The arcs of circles are portions of the deferents which carry round the smaller circles (the epicycles) in the periods named at the side.

And here we have to note one astonishing fact. Although the planets were all beyond reach of measurement, it was not so with the moon, which the Greeks rightly recognized as our nearest neighbour. They had actually achieved the long-desired feat of measuring her real size and distance.

The fundamental principle on which they worked is easily explained. If we look out of a window at a tree in the garden, it appears against a background of some distant scenery; if we alter our position by walking to another window, the tree changes its place with regard to the relatively motionless background, and its apparent change of place bears a definite proportion to its distance from us. A tree near the house changes its position greatly, a tree at the far end of the garden much less. From careful measurements of the angle through which the tree appears to have moved and the distance we have walked between the two windows, the distance of the tree from the house may be easily deduced.

The tree in the garden is the moon, the distant landscape is the star-spangled sky. The space between the two windows must be increased to thousands of miles, but the astronomer need not walk it. If he makes his first observation when the moon has just risen, carefully measuring her position among the stars, the revolving Earth will carry him to a new position in a few hours, when with the moon high in the sky he can once more compare her position with the same stars, and from the change he then finds he can deduce her distance. The Greeks thought it was the sky, and not the earth which moved, but this makes no difference, as the question is one of relative motion only.

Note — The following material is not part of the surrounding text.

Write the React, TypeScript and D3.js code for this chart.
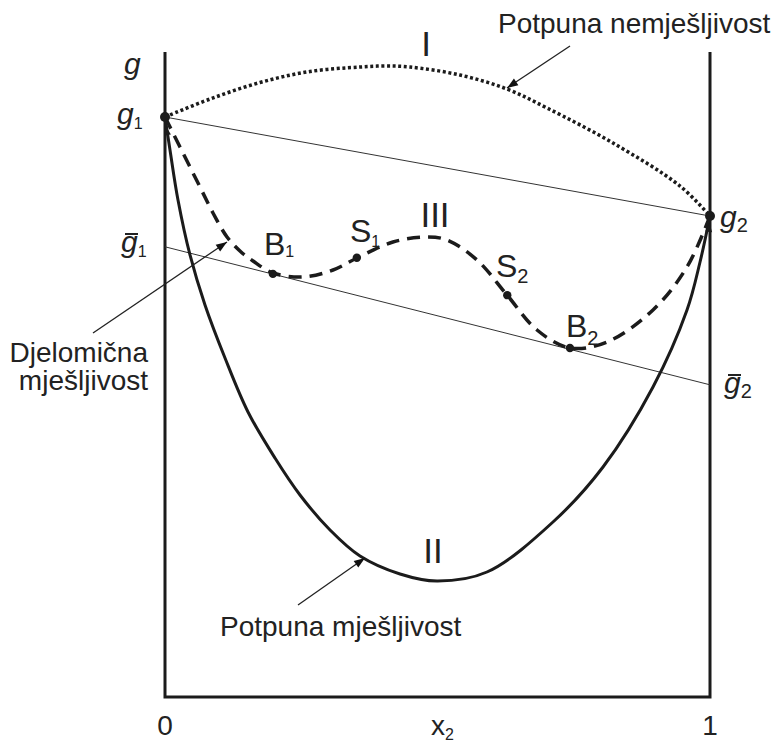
import React from "react";
import * as d3 from "d3";

// x2 (mole fraction) and g (arbitrary units, 0..100)
const curveIx = [0, 0.0826, 0.1743, 0.2661, 0.3578, 0.4037, 0.4495, 0.5413, 0.6275, 0.7009, 0.822, 0.945, 1];
const curveIg = [89.92, 92.71, 95.27, 96.98, 97.67, 97.83, 97.67, 96.43, 94.26, 91.32, 85.89, 79.22, 74.57];

const curveIIx = [0, 0.00917, 0.02385, 0.04587, 0.07339, 0.1101, 0.1523, 0.2018, 0.2477, 0.3028, 0.3578, 0.4312, 0.4991, 0.5908, 0.7119, 0.8037, 0.8954, 0.9578, 0.9817, 1];
const curveIIg = [89.92, 84.81, 77.05, 68.53, 60.78, 52.56, 44.19, 37.05, 31.32, 25.89, 21.86, 19.07, 17.98, 19.38, 27.13, 35.66, 48.06, 60.0, 67.44, 74.57];

const curveIIIx = [0, 0.02752, 0.06422, 0.08807, 0.1138, 0.1376, 0.1615, 0.1982, 0.2532, 0.3083, 0.3523, 0.4183, 0.4807, 0.5174, 0.5725, 0.6275, 0.6826, 0.7431, 0.811, 0.8954, 0.9578, 1];
const curveIIIg = [89.92, 85.27, 79.07, 75.04, 71.32, 69.15, 67.6, 65.74, 65.12, 66.2, 68.06, 70.54, 71.32, 70.85, 67.75, 62.33, 56.9, 54.11, 55.04, 60.0, 66.67, 74.57];

const tieTop = [89.92, 74.57]; // g1 -> g2
const tieBottom = [69.8, 48.4]; // g1bar -> g2bar

const pointNames = ["g1", "g2", "B1", "S1", "S2", "B2"];
const pointX = [0, 1, 0.198, 0.352, 0.628, 0.743];
const pointG = [89.92, 74.57, 65.6, 68.1, 62.3, 54.1];

const xTickLabels = ["0", "1"];

const W = 775;
const H = 742;

export default function App() {
  const x = d3.scaleLinear().domain([0, 1]).range([165, 710]);
  const y = d3.scaleLinear().domain([0, 100]).range([697, 52]);

  const line = d3
    .line<[number, number]>()
    .x((d) => x(d[0]))
    .y((d) => y(d[1]))
    .curve(d3.curveCatmullRom.alpha(0.5));

  const zip = (a: number[], b: number[]) => a.map((v, i) => [v, b[i]] as [number, number]);

  const ink = "#1b1b1b";
  const font = "'Liberation Sans', Arial, Helvetica, sans-serif";

  const arrowHead = (x1: number, y1: number, x2: number, y2: number, size = 11, half = 4) => {
    const a = Math.atan2(y2 - y1, x2 - x1);
    const bx = x2 - size * Math.cos(a);
    const by = y2 - size * Math.sin(a);
    const px = -Math.sin(a) * half;
    const py = Math.cos(a) * half;
    return `M${x2},${y2}L${bx + px},${by + py}L${bx - px},${by - py}Z`;
  };

  const pointers = [
    [570, 46, 507, 88],
    [93, 333, 227, 242],
    [298, 605, 365, 558],
  ];

  const sub = (
    main: string,
    s: string,
    px: number,
    py: number,
    size: number,
    subSize: number,
    italic = false,
    bar = false,
    subDy = 4
  ) => (
    <g>
      <text
        x={px}
        y={py}
        fontFamily={font}
        fontSize={size}
        fontStyle={italic ? "italic" : "normal"}
        fill="#222"
      >
        {main}
        <tspan fontSize={subSize} fontStyle="normal" dy={subDy}>
          {s}
        </tspan>
      </text>
      {bar && (
        <line
          x1={px + 4}
          x2={px + 17}
          y1={py - size * 0.6}
          y2={py - size * 0.6}
          stroke="#222"
          strokeWidth={2}
        />
      )}
    </g>
  );

  return (
    <svg
      width={W}
      height={H}
      viewBox={`0 0 ${W} ${H}`}
      style={{ position: "absolute", left: 0, top: 0, background: "#fff" }}
    >
      <rect width={W} height={H} fill="#fff" />

      {/* axes */}
      <path
        d={`M${x(0)},${y(100)}V${y(0)}H${x(1)}V${y(100)}`}
        fill="none"
        stroke={ink}
        strokeWidth={3}
      />

      {/* tie lines */}
      <line x1={x(0)} y1={y(tieTop[0])} x2={x(1)} y2={y(tieTop[1])} stroke="#333" strokeWidth={1} />
      <line x1={x(0)} y1={y(tieBottom[0])} x2={x(1)} y2={y(tieBottom[1])} stroke="#333" strokeWidth={1} />

      {/* curve I dotted */}
      <path
        d={line(zip(curveIx, curveIg)) || ""}
        fill="none"
        stroke={ink}
        strokeWidth={3.5}
        strokeDasharray="3,2.6"
      />
      {/* curve II solid */}
      <path d={line(zip(curveIIx, curveIIg)) || ""} fill="none" stroke={ink} strokeWidth={3} />
      {/* curve III dashed */}
      <path
        d={line(zip(curveIIIx, curveIIIg)) || ""}
        fill="none"
        stroke={ink}
        strokeWidth={3.5}
        strokeDasharray="13,8"
      />

      {/* small arrowheads of curve II at ends */}
      <path d={arrowHead(x(0.012), y(83), x(0.002), y(88.5), 9, 3.5)} fill={ink} />
      <path d={arrowHead(x(0.993), y(68), x(0.999), y(73.5), 9, 3.5)} fill={ink} />

      {/* points */}
      {pointNames.map((n, i) => (
        <circle key={n} cx={x(pointX[i])} cy={y(pointG[i])} r={i < 2 ? 5 : 4.2} fill={ink} />
      ))}

      {/* pointer arrows */}
      {pointers.map(([x1, y1, x2, y2], i) => (
        <g key={i}>
          <line x1={x1} y1={y1} x2={x2} y2={y2} stroke="#222" strokeWidth={1.3} />
          <path d={arrowHead(x1, y1, x2, y2)} fill="#111" />
        </g>
      ))}

      {/* labels */}
      <text x={124} y={74} fontFamily={font} fontSize={30} fontStyle="italic" fill="#222">
        g
      </text>
      {sub("g", "1", 117, 124, 30, 16, true, false, 5)}
      {sub("g", "1", 121, 252, 30, 16, true, true, 5)}
      {sub("g", "2", 720, 227, 30, 20, true, false, 5)}
      {sub("g", "2", 724, 393, 30, 20, true, true, 5)}

      {sub("B", "1", 264, 255, 32, 16, false, false, 2)}
      {sub("S", "1", 350, 242, 32, 16, false, false, 5)}
      {sub("S", "2", 496, 277, 32, 20, false, false, 6)}
      {sub("B", "2", 566, 337, 32, 20, false, false, 8)}

      <text x={426} y={56} fontFamily={font} fontSize={35} fill="#222" textAnchor="middle">
        I
      </text>
      <text x={435} y={227} fontFamily={font} fontSize={35} fill="#222" textAnchor="middle">
        III
      </text>
      <text x={433} y={563} fontFamily={font} fontSize={35} fill="#222" textAnchor="middle">
        II
      </text>

      <text x={498} y={33} fontFamily={font} fontSize={28} fill="#222">
        Potpuna nemješljivost
      </text>
      <text x={220} y={636} fontFamily={font} fontSize={28} fill="#222">
        Potpuna mješljivost
      </text>
      <text x={148} y={362} fontFamily={font} fontSize={28} fill="#222" textAnchor="end">
        Djelomična
      </text>
      <text x={148} y={390} fontFamily={font} fontSize={28} fill="#222" textAnchor="end">
        mješljivost
      </text>

      {/* x axis labels */}
      {xTickLabels.map((t, i) => (
        <text
          key={t}
          x={x(i)}
          y={735}
          fontFamily={font}
          fontSize={28}
          fill="#222"
          textAnchor="middle"
        >
          {t}
        </text>
      ))}
      {sub("x", "2", 431, 735, 28, 16, false, false, 5)}
    </svg>
  );
}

The problem, however, when applied to the moon, is a complicated one, implying not only skill in trigonometry and the possession of suitable instruments for measuring the necessary angles, but also accurate knowledge of the size of the earth and the motions of the moon, since her progress eastward among the stars during the interval between the two observations must be allowed for. Hipparchus and the astronomers of Alexandria were the first to qualify themselves for attacking this difficult problem, and the proof of their success is that Ptolemy’s value for the distance of the moon is very near the truth as obtained by modern methods. The same method is now used, only it is found better to do what was not possible for the Greeks, namely to compare observations made at places several thousands of miles distant, for instance Greenwich and the Cape, instead of allowing the same place to be moved by the earth’s rotation.

When the distance of the moon had been thus discovered, it was a very simple matter to find her real size from her apparent size.